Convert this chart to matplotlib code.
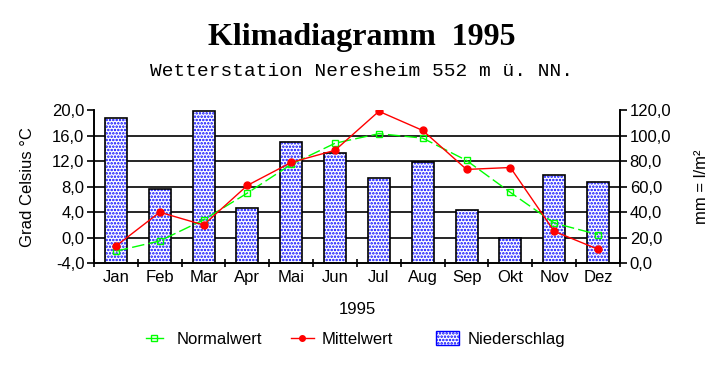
import numpy as np
import matplotlib.pyplot as plt
from matplotlib.patches import Patch
from matplotlib.lines import Line2D

plt.rcParams['font.family'] = ['Liberation Sans', 'DejaVu Sans']
plt.rcParams['hatch.linewidth'] = 1.2

months = ['Jan', 'Feb', 'Mar', 'Apr', 'Mai', 'Jun', 'Jul', 'Aug', 'Sep', 'Okt', 'Nov', 'Dez']
niederschlag = [113.5, 57.9, 119.4, 43.0, 94.7, 86.1, 66.5, 79.5, 41.7, 19.6, 68.9, 63.4]
mittelwert = [-1.3, 4.0, 2.0, 8.2, 11.8, 13.7, 19.8, 16.8, 10.7, 11.0, 1.0, -1.8]
normalwert = [-2.1, -0.5, 2.8, 7.0, 11.5, 14.8, 16.3, 15.6, 12.1, 7.1, 2.3, 0.5]

x = np.arange(len(months))
fs = 12

fig = plt.figure(figsize=(7.23, 3.68), dpi=100)
ax = fig.add_axes([0.130, 0.2845, 0.7275, 0.4165])
ax2 = ax.twinx()

# Niederschlag: bars on the right axis
ax2.bar(x, niederschlag, width=0.5, facecolor='white', edgecolor='#0000ff',
        hatch='.....', linewidth=0, zorder=2)
ax2.bar(x, niederschlag, width=0.5, fill=False, edgecolor='black',
        linewidth=1.2, zorder=3)
ax2.set_ylim(0, 120)
mm_ticks = np.arange(0, 121, 20)
ax2.set_yticks(mm_ticks)
ax2.set_yticklabels([f'{v:.1f}'.replace('.', ',') for v in mm_ticks])
ax2.set_ylabel('mm = l/m²', fontsize=fs, labelpad=16)

# left axis sits behind so the grid lines are hidden by the bars
ax.set_zorder(ax2.get_zorder() - 1)
ax.patch.set_visible(False)
ax.set_ylim(-4, 20)
ax.set_xlim(-0.5, 11.5)
yt = np.arange(-4, 21, 4)
ax.set_yticks(yt)
ax.set_yticklabels([f'{v:.1f}'.replace('.', ',') for v in yt])
for v in yt[1:-1]:
    ax.axhline(v, color='black', linewidth=1.2, zorder=1)
ax.set_ylabel('Grad Celsius °C', fontsize=fs, labelpad=12)

# temperatures plotted on ax2, converted to its scale (-4..20 -> 0..120)
def to_mm(t):
    return (np.asarray(t) + 4) * 5

ax2.plot(x, to_mm(normalwert), color='#00ff00', linewidth=1, linestyle=(0, (9, 3)),
         marker='s', markersize=5, markerfacecolor='none', markeredgecolor='#00ff00',
         zorder=5)
ax2.plot(x, to_mm(mittelwert), color='#ff0000', linewidth=1, marker='o',
         markersize=5, zorder=6)

ax.set_xticks(x)
ax.set_xticklabels(months)
ax.set_xticks(np.arange(-0.5, 12, 1), minor=True)
ax.tick_params(axis='x', which='major', length=0, labelsize=fs, pad=5)
ax.tick_params(axis='x', which='minor', length=6, direction='inout', width=1.2)
ax.tick_params(axis='y', labelsize=fs, length=5, width=1.2, pad=2)
ax2.tick_params(axis='y', labelsize=fs, length=5, width=1.2, pad=2)
ax.set_xlabel('1995', fontsize=fs, labelpad=12)

for a in (ax, ax2):
    a.spines['top'].set_visible(False)
    for s in ('left', 'right', 'bottom'):
        a.spines[s].set_linewidth(1.2)

fig.text(0.5, 0.898, 'Klimadiagramm  1995', ha='center', va='center',
         fontsize=23, fontweight='bold', family='Liberation Serif')
fig.text(0.5, 0.807, 'Wetterstation Neresheim 552 m ü. NN.', ha='center', va='center',
         fontsize=14, family='Liberation Mono')

# legend: one entry each, placed where the reference has them
entries = [
    (Line2D([], [], color='#00ff00', marker='s', markersize=4, markerfacecolor='none',
            linewidth=1), 'Normalwert', 146, 1.0, 0.85),
    (Line2D([], [], color='#ff0000', marker='o', markersize=4, linewidth=1),
     'Mittelwert', 291, 1.35, 0.5),
    (Patch(facecolor='white', edgecolor='#0000ff', hatch='.....'),
     'Niederschlag', 436, 1.35, 0.55),
]
for h, lab, px, hl, hp in entries:
    leg = fig.legend([h], [lab], loc='center left', bbox_to_anchor=(px / 723, 1 - 339 / 368),
                     frameon=False, fontsize=fs, borderpad=0, borderaxespad=0,
                     handlelength=hl, handletextpad=hp, handleheight=0.9)

fig.savefig('out.png', dpi=100, facecolor='white')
━━━━━━━━
TASK OBJECTIVE: State how many lines of the material contain the string "matplotlib", with no other words.

THE REPLY: 4